§ **WHAT IS BEING ASKED**: Write the listing out again, all of it, word for word.

§ **GIVEN DATA**:
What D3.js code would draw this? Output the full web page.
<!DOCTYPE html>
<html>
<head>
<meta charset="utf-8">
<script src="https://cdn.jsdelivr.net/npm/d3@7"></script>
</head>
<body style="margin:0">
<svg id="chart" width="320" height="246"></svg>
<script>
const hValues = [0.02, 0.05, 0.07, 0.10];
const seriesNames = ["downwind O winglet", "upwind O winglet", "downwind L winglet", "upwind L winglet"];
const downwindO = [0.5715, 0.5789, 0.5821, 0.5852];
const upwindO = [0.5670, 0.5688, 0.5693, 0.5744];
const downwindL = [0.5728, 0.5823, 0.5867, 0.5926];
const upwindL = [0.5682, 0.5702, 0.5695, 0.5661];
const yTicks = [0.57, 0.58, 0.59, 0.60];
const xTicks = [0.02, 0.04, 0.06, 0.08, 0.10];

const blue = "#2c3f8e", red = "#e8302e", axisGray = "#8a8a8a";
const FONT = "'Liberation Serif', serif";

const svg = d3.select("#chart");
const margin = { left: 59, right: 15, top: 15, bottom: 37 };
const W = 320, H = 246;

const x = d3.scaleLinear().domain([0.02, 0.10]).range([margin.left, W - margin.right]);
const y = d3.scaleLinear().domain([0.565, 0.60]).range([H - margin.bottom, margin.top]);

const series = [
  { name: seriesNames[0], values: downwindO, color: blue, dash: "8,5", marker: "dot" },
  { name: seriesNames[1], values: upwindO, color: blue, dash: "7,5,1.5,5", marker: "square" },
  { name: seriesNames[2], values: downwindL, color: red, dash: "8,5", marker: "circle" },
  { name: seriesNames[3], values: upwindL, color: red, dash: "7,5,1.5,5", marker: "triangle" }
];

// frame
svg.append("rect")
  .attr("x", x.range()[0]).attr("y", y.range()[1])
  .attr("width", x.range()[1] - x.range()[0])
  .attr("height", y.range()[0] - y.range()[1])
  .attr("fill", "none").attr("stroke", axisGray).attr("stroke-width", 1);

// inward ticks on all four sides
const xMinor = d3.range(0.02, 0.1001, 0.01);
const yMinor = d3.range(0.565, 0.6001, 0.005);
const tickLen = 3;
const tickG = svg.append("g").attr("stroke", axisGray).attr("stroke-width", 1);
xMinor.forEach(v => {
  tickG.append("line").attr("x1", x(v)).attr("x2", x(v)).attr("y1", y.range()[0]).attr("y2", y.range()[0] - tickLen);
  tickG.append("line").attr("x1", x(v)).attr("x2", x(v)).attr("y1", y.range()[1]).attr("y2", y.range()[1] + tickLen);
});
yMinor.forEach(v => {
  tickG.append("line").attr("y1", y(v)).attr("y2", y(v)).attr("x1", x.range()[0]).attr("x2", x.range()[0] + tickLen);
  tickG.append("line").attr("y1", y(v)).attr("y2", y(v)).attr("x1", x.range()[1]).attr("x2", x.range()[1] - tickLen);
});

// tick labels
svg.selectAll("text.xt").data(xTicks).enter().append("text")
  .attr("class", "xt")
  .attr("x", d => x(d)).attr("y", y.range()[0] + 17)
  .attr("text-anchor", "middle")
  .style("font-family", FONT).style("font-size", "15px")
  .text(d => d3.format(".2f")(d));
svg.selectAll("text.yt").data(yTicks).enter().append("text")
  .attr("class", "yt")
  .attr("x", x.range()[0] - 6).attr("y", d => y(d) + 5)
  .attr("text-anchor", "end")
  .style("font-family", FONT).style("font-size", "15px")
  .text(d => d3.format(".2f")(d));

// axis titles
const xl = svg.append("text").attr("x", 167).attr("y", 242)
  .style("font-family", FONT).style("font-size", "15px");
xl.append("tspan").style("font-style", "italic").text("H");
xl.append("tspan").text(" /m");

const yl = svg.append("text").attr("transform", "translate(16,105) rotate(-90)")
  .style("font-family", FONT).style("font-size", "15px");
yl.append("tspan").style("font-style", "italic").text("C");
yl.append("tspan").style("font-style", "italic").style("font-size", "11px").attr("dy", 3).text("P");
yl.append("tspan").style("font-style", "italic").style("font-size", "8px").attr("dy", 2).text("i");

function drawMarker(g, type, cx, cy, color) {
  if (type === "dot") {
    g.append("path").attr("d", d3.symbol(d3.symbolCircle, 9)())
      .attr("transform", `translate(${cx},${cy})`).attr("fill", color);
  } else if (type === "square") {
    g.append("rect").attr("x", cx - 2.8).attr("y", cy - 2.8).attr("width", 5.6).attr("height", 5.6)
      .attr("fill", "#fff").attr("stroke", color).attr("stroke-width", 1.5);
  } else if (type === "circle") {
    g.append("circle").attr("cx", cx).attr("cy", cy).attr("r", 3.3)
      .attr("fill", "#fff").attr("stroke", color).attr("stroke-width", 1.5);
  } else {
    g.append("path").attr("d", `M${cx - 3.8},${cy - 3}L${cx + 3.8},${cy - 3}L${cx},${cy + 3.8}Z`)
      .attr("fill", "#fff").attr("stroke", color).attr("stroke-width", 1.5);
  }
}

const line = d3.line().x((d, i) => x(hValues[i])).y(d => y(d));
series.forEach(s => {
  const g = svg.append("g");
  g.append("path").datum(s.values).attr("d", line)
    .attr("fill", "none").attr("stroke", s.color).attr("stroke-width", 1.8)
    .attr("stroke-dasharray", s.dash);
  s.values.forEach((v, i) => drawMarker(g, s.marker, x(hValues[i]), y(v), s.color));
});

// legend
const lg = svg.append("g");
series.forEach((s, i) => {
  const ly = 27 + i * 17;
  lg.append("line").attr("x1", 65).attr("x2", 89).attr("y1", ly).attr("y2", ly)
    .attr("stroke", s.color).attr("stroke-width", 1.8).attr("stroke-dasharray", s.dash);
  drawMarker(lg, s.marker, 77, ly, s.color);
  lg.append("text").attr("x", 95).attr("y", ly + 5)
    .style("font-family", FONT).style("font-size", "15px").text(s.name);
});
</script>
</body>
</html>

§ **EXERCISE RESPONSE**:
What D3.js code would draw this? Output the full web page.
<!DOCTYPE html>
<html>
<head>
<meta charset="utf-8">
<script src="https://cdn.jsdelivr.net/npm/d3@7"></script>
</head>
<body style="margin:0">
<svg id="chart" width="320" height="246"></svg>
<script>
const hValues = [0.02, 0.05, 0.07, 0.10];
const seriesNames = ["downwind O winglet", "upwind O winglet", "downwind L winglet", "upwind L winglet"];
const downwindO = [0.5715, 0.5789, 0.5821, 0.5852];
const upwindO = [0.5670, 0.5688, 0.5693, 0.5744];
const downwindL = [0.5728, 0.5823, 0.5867, 0.5926];
const upwindL = [0.5682, 0.5702, 0.5695, 0.5661];
const yTicks = [0.57, 0.58, 0.59, 0.60];
const xTicks = [0.02, 0.04, 0.06, 0.08, 0.10];

const blue = "#2c3f8e", red = "#e8302e", axisGray = "#8a8a8a";
const FONT = "'Liberation Serif', serif";

const svg = d3.select("#chart");
const margin = { left: 59, right: 15, top: 15, bottom: 37 };
const W = 320, H = 246;

const x = d3.scaleLinear().domain([0.02, 0.10]).range([margin.left, W - margin.right]);
const y = d3.scaleLinear().domain([0.565, 0.60]).range([H - margin.bottom, margin.top]);

const series = [
  { name: seriesNames[0], values: downwindO, color: blue, dash: "8,5", marker: "dot" },
  { name: seriesNames[1], values: upwindO, color: blue, dash: "7,5,1.5,5", marker: "square" },
  { name: seriesNames[2], values: downwindL, color: red, dash: "8,5", marker: "circle" },
  { name: seriesNames[3], values: upwindL, color: red, dash: "7,5,1.5,5", marker: "triangle" }
];

// frame
svg.append("rect")
  .attr("x", x.range()[0]).attr("y", y.range()[1])
  .attr("width", x.range()[1] - x.range()[0])
  .attr("height", y.range()[0] - y.range()[1])
  .attr("fill", "none").attr("stroke", axisGray).attr("stroke-width", 1);

// inward ticks on all four sides
const xMinor = d3.range(0.02, 0.1001, 0.01);
const yMinor = d3.range(0.565, 0.6001, 0.005);
const tickLen = 3;
const tickG = svg.append("g").attr("stroke", axisGray).attr("stroke-width", 1);
xMinor.forEach(v => {
  tickG.append("line").attr("x1", x(v)).attr("x2", x(v)).attr("y1", y.range()[0]).attr("y2", y.range()[0] - tickLen);
  tickG.append("line").attr("x1", x(v)).attr("x2", x(v)).attr("y1", y.range()[1]).attr("y2", y.range()[1] + tickLen);
});
yMinor.forEach(v => {
  tickG.append("line").attr("y1", y(v)).attr("y2", y(v)).attr("x1", x.range()[0]).attr("x2", x.range()[0] + tickLen);
  tickG.append("line").attr("y1", y(v)).attr("y2", y(v)).attr("x1", x.range()[1]).attr("x2", x.range()[1] - tickLen);
});

// tick labels
svg.selectAll("text.xt").data(xTicks).enter().append("text")
  .attr("class", "xt")
  .attr("x", d => x(d)).attr("y", y.range()[0] + 17)
  .attr("text-anchor", "middle")
  .style("font-family", FONT).style("font-size", "15px")
  .text(d => d3.format(".2f")(d));
svg.selectAll("text.yt").data(yTicks).enter().append("text")
  .attr("class", "yt")
  .attr("x", x.range()[0] - 6).attr("y", d => y(d) + 5)
  .attr("text-anchor", "end")
  .style("font-family", FONT).style("font-size", "15px")
  .text(d => d3.format(".2f")(d));

// axis titles
const xl = svg.append("text").attr("x", 167).attr("y", 242)
  .style("font-family", FONT).style("font-size", "15px");
xl.append("tspan").style("font-style", "italic").text("H");
xl.append("tspan").text(" /m");

const yl = svg.append("text").attr("transform", "translate(16,105) rotate(-90)")
  .style("font-family", FONT).style("font-size", "15px");
yl.append("tspan").style("font-style", "italic").text("C");
yl.append("tspan").style("font-style", "italic").style("font-size", "11px").attr("dy", 3).text("P");
yl.append("tspan").style("font-style", "italic").style("font-size", "8px").attr("dy", 2).text("i");

function drawMarker(g, type, cx, cy, color) {
  if (type === "dot") {
    g.append("path").attr("d", d3.symbol(d3.symbolCircle, 9)())
      .attr("transform", `translate(${cx},${cy})`).attr("fill", color);
  } else if (type === "square") {
    g.append("rect").attr("x", cx - 2.8).attr("y", cy - 2.8).attr("width", 5.6).attr("height", 5.6)
      .attr("fill", "#fff").attr("stroke", color).attr("stroke-width", 1.5);
  } else if (type === "circle") {
    g.append("circle").attr("cx", cx).attr("cy", cy).attr("r", 3.3)
      .attr("fill", "#fff").attr("stroke", color).attr("stroke-width", 1.5);
  } else {
    g.append("path").attr("d", `M${cx - 3.8},${cy - 3}L${cx + 3.8},${cy - 3}L${cx},${cy + 3.8}Z`)
      .attr("fill", "#fff").attr("stroke", color).attr("stroke-width", 1.5);
  }
}

const line = d3.line().x((d, i) => x(hValues[i])).y(d => y(d));
series.forEach(s => {
  const g = svg.append("g");
  g.append("path").datum(s.values).attr("d", line)
    .attr("fill", "none").attr("stroke", s.color).attr("stroke-width", 1.8)
    .attr("stroke-dasharray", s.dash);
  s.values.forEach((v, i) => drawMarker(g, s.marker, x(hValues[i]), y(v), s.color));
});

// legend
const lg = svg.append("g");
series.forEach((s, i) => {
  const ly = 27 + i * 17;
  lg.append("line").attr("x1", 65).attr("x2", 89).attr("y1", ly).attr("y2", ly)
    .attr("stroke", s.color).attr("stroke-width", 1.8).attr("stroke-dasharray", s.dash);
  drawMarker(lg, s.marker, 77, ly, s.color);
  lg.append("text").attr("x", 95).attr("y", ly + 5)
    .style("font-family", FONT).style("font-size", "15px").text(s.name);
});
</script>
</body>
</html>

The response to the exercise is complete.